Minimally Invasive Prostate Cancer Treatment: The da Vinci Surgical Robot
About Prostate Cancer
Prostate cancer remains the most common cancer in men with over 220,000 new diagnoses each year. It is also the second leading cause of cancer death in American men. Approximately half the men diagnosed with localized prostate cancer undergo an open radical prostatectomy, a surgical procedure in which the prostate gland is removed through a large midline incision below the navel. With traditional prostate cancer surgery, patients typically remain in the hospital for three to five days after surgery and are catheterized up to two to three weeks. However, a new minimally invasive approach to prostate cancer surgery is now available and has led to a significant improvement in patient recovery.
Surgeons at Robert Wood Johnson University Hospital, led by Dr. Isaac Kim, MD, PhD, Director of Minimally Invasive, Laparoscopic, and Robotic Surgery, are now treating early-stage prostate cancer with the assistance of a surgical robot, reducing the risk of impotence and incontinence while eliminating an uncomfortable recovery period. The da Vinci Surgical System is a state-of-the-art surgical robot that gives surgeons more precise views of the prostate and surrounding tissue, as well as greater dexterity.
The da Vinci Robotic System uses miniature instruments to perform the procedure, allowing for very small incisions. A surgeon controls the da Vinci unit from a remote console that precisely translates his hand, wrist and finger movements to the robotic arms inside the patient while providing a three-dimensional view of those movements.
With the da Vinci robot, the surgeon makes five keyhole openings rather than a single six-inch incision made during a traditional open prostatectomy. These small openings result in less pain, less blood loss, faster catheter removal and a shorter hospital stay, with some patients returning to work as early as two weeks after the procedure. Patients who undergo this surgery generally leave the hospital within two days and their recuperation time is reduced by approximately 50% to that of open surgery.

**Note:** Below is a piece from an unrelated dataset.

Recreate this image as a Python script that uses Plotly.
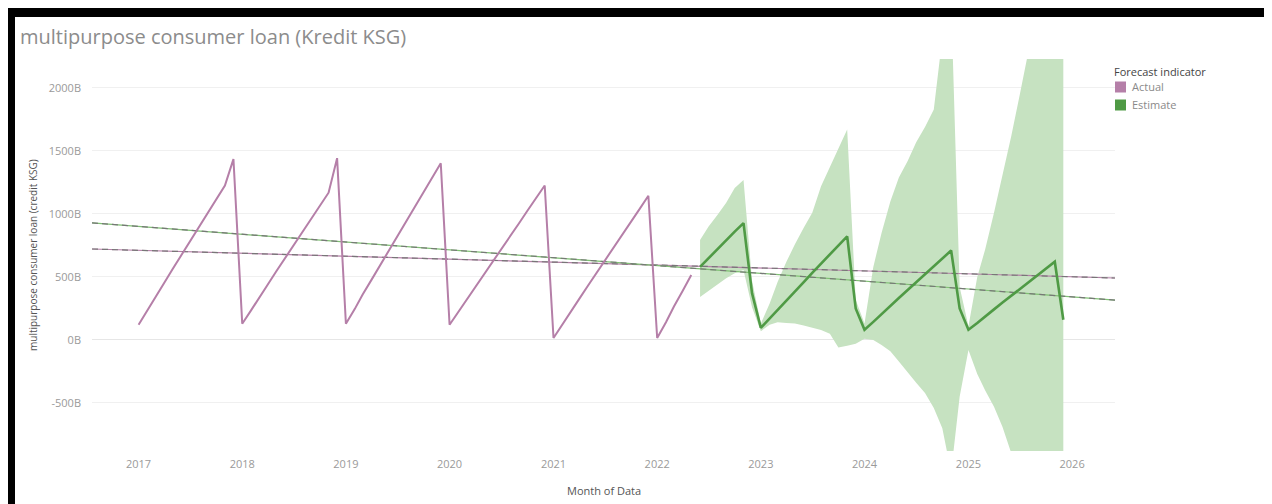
import pandas as pd
import plotly.graph_objects as go

# ---------------- data ----------------
actual_start = "2017-01-01"
actual_values = [
    121, 232, 342, 453, 563, 674, 784, 895, 1005, 1116, 1226, 1435,
    129, 235, 337, 441, 545, 650, 754, 858, 961, 1065, 1169, 1443,
    129, 245, 361, 477, 592, 708, 824, 940, 1056, 1171, 1287, 1403,
    121, 222, 322, 423, 523, 624, 724, 825, 925, 1026, 1126, 1226,
    16, 119, 221, 324, 427, 529, 632, 735, 837, 940, 1043, 1145,
    16, 141, 266, 391, 516,
]

estimate_start = "2022-06-01"
estimate_values = [
    580, 650, 720, 790, 860, 927, 370,
    97, 170, 243, 316, 388, 460, 533, 605, 678, 750, 823, 250,
    81, 144, 207, 270, 333, 396, 459, 522, 585, 648, 710, 250,
    81, 135, 189, 243, 297, 351, 405, 459, 513, 567, 621, 161,
]
estimate_upper = [
    794, 900, 992, 1090, 1206, 1270, 470,
    130, 290, 460, 620, 760, 890, 1010, 1220, 1370, 1510, 1670, 320,
    130, 580, 850, 1100, 1290, 1420, 1570, 1690, 1830, 2400, 2700, 420,
    110, 500, 720, 1010, 1310, 1620, 1950, 2300, 2500, 2700, 2850, 3000,
]
estimate_lower = [
    341, 390, 440, 490, 530, 555, 260,
    70, 120, 140, 135, 130, 115, 100, 80, 50, -60, -45, -30,
    10, 0, -40, -90, -170, -260, -340, -420, -540, -700, -1050, -450,
    -80, -270, -400, -530, -690, -900, -1000, -1100, -1200, -1300, -1400, -1500,
]

trend_dates = ["2016-07-21", "2026-06-01"]
trend_actual = [722, 492]
trend_estimate = [929, 317]

y_tick_values = [-500, 0, 500, 1000, 1500, 2000]
y_tick_labels = ["-500B", "0B", "500B", "1000B", "1500B", "2000B"]

series_names = ["Actual", "Estimate"]

# ---------------- styling ----------------
PURPLE = "#b57fa8"
GREEN = "#4f9a45"
BAND = "#c6e2c1"
FONT = "Open Sans"

actual_dates = pd.date_range(actual_start, periods=len(actual_values), freq="MS")
estimate_dates = pd.date_range(estimate_start, periods=len(estimate_values), freq="MS")

fig = go.Figure()

# forecast band
fig.add_trace(go.Scatter(x=estimate_dates, y=estimate_lower, mode="lines",
                         line=dict(width=0, color=BAND), showlegend=False, hoverinfo="skip"))
fig.add_trace(go.Scatter(x=estimate_dates, y=estimate_upper, mode="lines",
                         line=dict(width=0, color=BAND), fill="tonexty", fillcolor=BAND,
                         showlegend=False, hoverinfo="skip"))

# trend lines (coloured base + grey dashes)
for vals, col in [(trend_actual, PURPLE), (trend_estimate, "#7fc073")]:
    fig.add_trace(go.Scatter(x=trend_dates, y=vals, mode="lines",
                             line=dict(color=col, width=1.2), showlegend=False, hoverinfo="skip"))
    fig.add_trace(go.Scatter(x=trend_dates, y=vals, mode="lines",
                             line=dict(color="#777777", width=1.2, dash="6px,4px"),
                             showlegend=False, hoverinfo="skip"))

# main lines
fig.add_trace(go.Scatter(x=actual_dates, y=actual_values, mode="lines", name=series_names[0],
                         line=dict(color=PURPLE, width=2), showlegend=False))
fig.add_trace(go.Scatter(x=estimate_dates, y=estimate_values, mode="lines", name=series_names[1],
                         line=dict(color=GREEN, width=2.6), showlegend=False))

# page offset (browser body margin)
OFF = 8
W, H = 1264, 496
L, R, T, B = 84, 157, 51, 53
PW, PH = W - L - R, H - T - B


def px(page_x):
    return (page_x - OFF - L) / PW


def py(page_y):
    return (H - B - (page_y - OFF)) / PH


shapes = []
# black frame (page coords)
for x0, x1, y0, y1 in [(8, 15, 8, 504), (8, 1272, 8, 17), (1264, 1272, 8, 504)]:
    shapes.append(dict(type="rect", xref="paper", yref="paper",
                       x0=px(x0), x1=px(x1), y0=py(y1), y1=py(y0),
                       fillcolor="black", line=dict(width=0), layer="above"))

# legend swatches (manual, Tableau style)
legend_cols = [PURPLE, GREEN]
legend_rows = [87, 105]
annotations = [
    dict(text="Forecast indicator", xref="paper", yref="paper", x=px(1112), y=py(71),
         xanchor="left", yanchor="middle", showarrow=False,
         font=dict(size=11, color="#444444")),
]
for name, col, yy in zip(series_names, legend_cols, legend_rows):
    shapes.append(dict(type="rect", xref="paper", yref="paper",
                       x0=px(1115), x1=px(1126), y0=py(yy + 5.5), y1=py(yy - 5.5),
                       fillcolor=col, line=dict(width=0)))
    annotations.append(dict(text=name, xref="paper", yref="paper", x=px(1130), y=py(yy),
                            xanchor="left", yanchor="middle", showarrow=False,
                            font=dict(size=11, color="#8a8a8a")))

annotations += [
    dict(text="Month of Data", xref="paper", yref="paper", x=0.5, y=py(490),
         xanchor="center", yanchor="middle", showarrow=False,
         font=dict(size=11, color="#555555")),
    dict(text="multipurpose consumer loan (credit KSG)", xref="paper", yref="paper",
         x=px(33), y=0.5, xanchor="center", yanchor="middle", textangle=-90,
         showarrow=False, font=dict(size=10, color="#555555")),
]

fig.update_layout(
    width=W, height=H,
    margin=dict(l=L, r=R, t=T, b=B),
    paper_bgcolor="white", plot_bgcolor="white",
    font=dict(family=FONT, color="#888888", size=11),
    title=dict(text="multipurpose consumer loan (Kredit KSG)", x=(20 - OFF) / W, xanchor="left",
               y=1 - (37 - OFF) / H, yanchor="middle",
               font=dict(family=FONT, size=20, color="#8c8c8c")),
    showlegend=False,
    xaxis=dict(type="date", range=["2016-07-21", "2026-06-01"],
               tick0="2017-01-01", dtick="M12", tickformat="%Y",
               showgrid=False, zeroline=False, showline=False, ticks="",
               ticklabelstandoff=5, tickfont=dict(size=11, color="#9a9a9a")),
    yaxis=dict(range=[-881, 2230], tickvals=y_tick_values, ticktext=y_tick_labels,
               showgrid=True, gridcolor="#f0f0f0", gridwidth=1,
               zeroline=True, zerolinecolor="#e6e6e6", zerolinewidth=1,
               showline=False, ticks="", ticklabelstandoff=10,
               tickfont=dict(size=11, color="#9a9a9a")),
    shapes=shapes,
    annotations=annotations,
)

fig.write_html("out.html")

- Smaller surgical incisions (one inch or less) with improved appearance
- Less intraoperative blood loss and need for blood transfusion
- Reduced postoperative pain and discomfort
- Shorter hospital stay (two days)
- Shorter catheter duration (seven to 10 days)

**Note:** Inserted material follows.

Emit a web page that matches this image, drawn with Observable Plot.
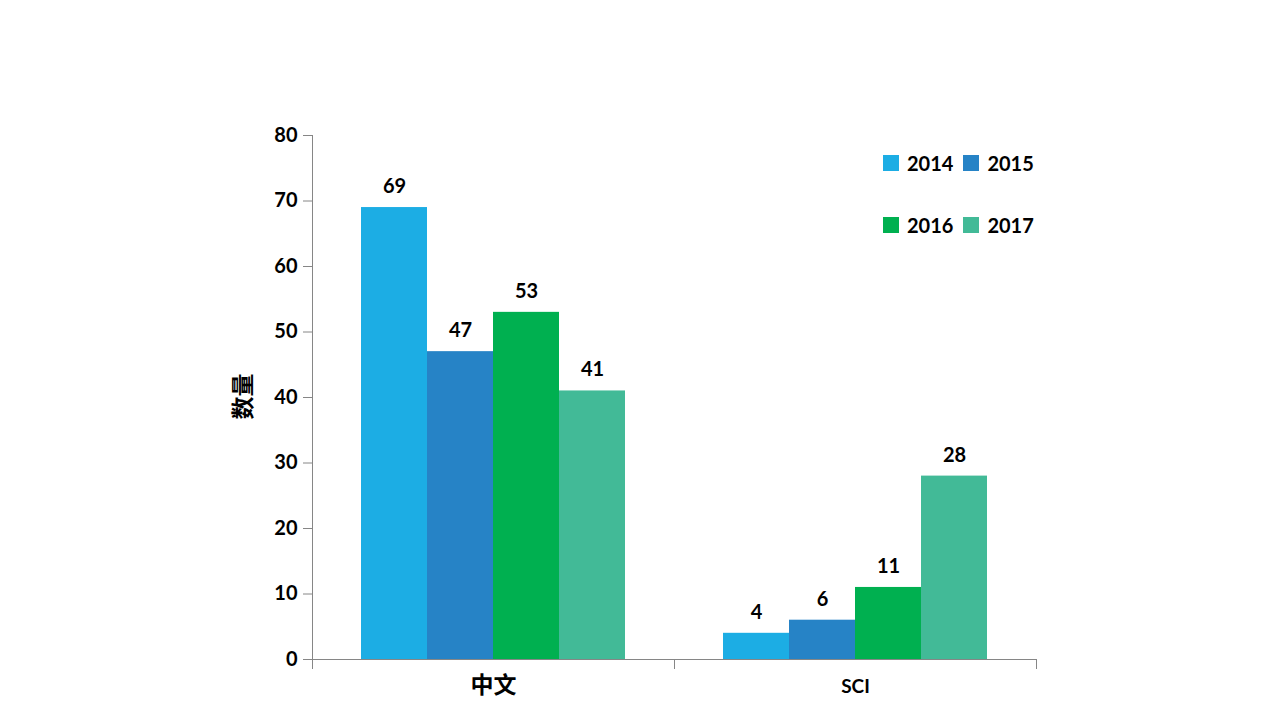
<!DOCTYPE html>
<html>
<head>
<meta charset="utf-8">
<script src="https://cdn.jsdelivr.net/npm/d3@7"></script>
<script src="https://cdn.jsdelivr.net/npm/@observablehq/plot@0.6"></script>
<style>
  html, body { margin: 0; padding: 0; background: #fff; }
  #wrap { position: relative; width: 1280px; height: 720px; overflow: hidden; font-family: Lato, "Noto Sans CJK SC", sans-serif; }
  #legend { position: absolute; left: 883px; top: 152px; display: grid; grid-template-columns: auto auto; column-gap: 10px; row-gap: 40px; }
  .item { display: flex; align-items: center; height: 22px; font-size: 20px; font-weight: bold; color: #000; }
  .sw { width: 16px; height: 16px; margin-right: 8px; }
</style>
</head>
<body>
<div id="wrap"><div id="legend"></div></div>
<script>
const categories = ["中文", "SCI"];
const years = ["2014", "2015", "2016", "2017"];
const colors = ["#1CADE4", "#2683C6", "#00B050", "#42BA97"];
const values2014 = [69, 4];
const values2015 = [47, 6];
const values2016 = [53, 11];
const values2017 = [41, 28];
const yTicks = [0, 10, 20, 30, 40, 50, 60, 70, 80];
const yLabel = "数量";

const series = [values2014, values2015, values2016, values2017];
const data = [];
categories.forEach((c, ci) => years.forEach((y, yi) => data.push({category: c, year: y, value: series[yi][ci]})));

const W = 1280, H = 720, mTop = 135, mBottom = 61, mLeft = 312, mRight = 244;
const plotH = H - mTop - mBottom;
const axisColor = "#868686";

const chart = Plot.plot({
  width: W, height: H,
  marginTop: mTop, marginBottom: mBottom, marginLeft: mLeft, marginRight: mRight,
  style: {fontFamily: "Lato, 'Noto Sans CJK SC', sans-serif", background: "white"},
  fx: {domain: categories, padding: 0, axis: null},
  x: {domain: years, paddingInner: 0, paddingOuter: 0.742, axis: null},
  y: {domain: [0, 80], axis: null},
  color: {domain: years, range: colors},
  marks: [
    Plot.barY(data, {fx: "category", x: "year", y: "value", fill: "year", inset: 0}),
    Plot.text(data, {fx: "category", x: "year", y: "value", text: d => String(d.value), dy: -21, fontSize: 20, fontWeight: "bold", fill: "black"}),
    Plot.ruleY([0], {stroke: axisColor, strokeWidth: 1}),
    Plot.frame({anchor: "left", facetAnchor: "left", stroke: axisColor, insetBottom: -9}),
    Plot.frame({anchor: "left", stroke: axisColor, insetTop: plotH, insetBottom: -9}),
    Plot.frame({anchor: "right", facetAnchor: "right", stroke: axisColor, insetTop: plotH, insetBottom: -9}),
    Plot.axisY({ticks: yTicks, tickFormat: d => String(d), tickSize: 9, tickPadding: 6, fontSize: 20, fontWeight: "bold", stroke: axisColor, fill: "black", label: null}),
    Plot.text(categories, {fx: d => d, text: d => d, frameAnchor: "bottom", dy: 33, fontSize: d => (/[A-Za-z]/.test(d) ? 19 : 23), fontWeight: "bold", fill: "black"}),
    Plot.text([yLabel], {frameAnchor: "left", facetAnchor: "left", rotate: -90, dx: -69, dy: 22, fontSize: 23, fontWeight: "bold", fill: "black"})
  ]
});
document.getElementById("wrap").prepend(chart);

const legend = d3.select("#legend");
years.forEach((y, i) => {
  const it = legend.append("div").attr("class", "item");
  it.append("div").attr("class", "sw").style("background", colors[i]);
  it.append("span").text(y);
});
</script>
</body>
</html>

- Faster overall recovery and return to work
- Earlier restoration of urinary continence and erectile function
Robert Wood Johnson University Hospital is one of only a handful of medical centers in New Jersey using the da Vinci Robotic System to treat prostate cancer. Over the past three years, our surgeons have performed over 300 surgeries using this technique. In addition, Robert Wood Johnson is recognized as a training center for residents and local surgeons.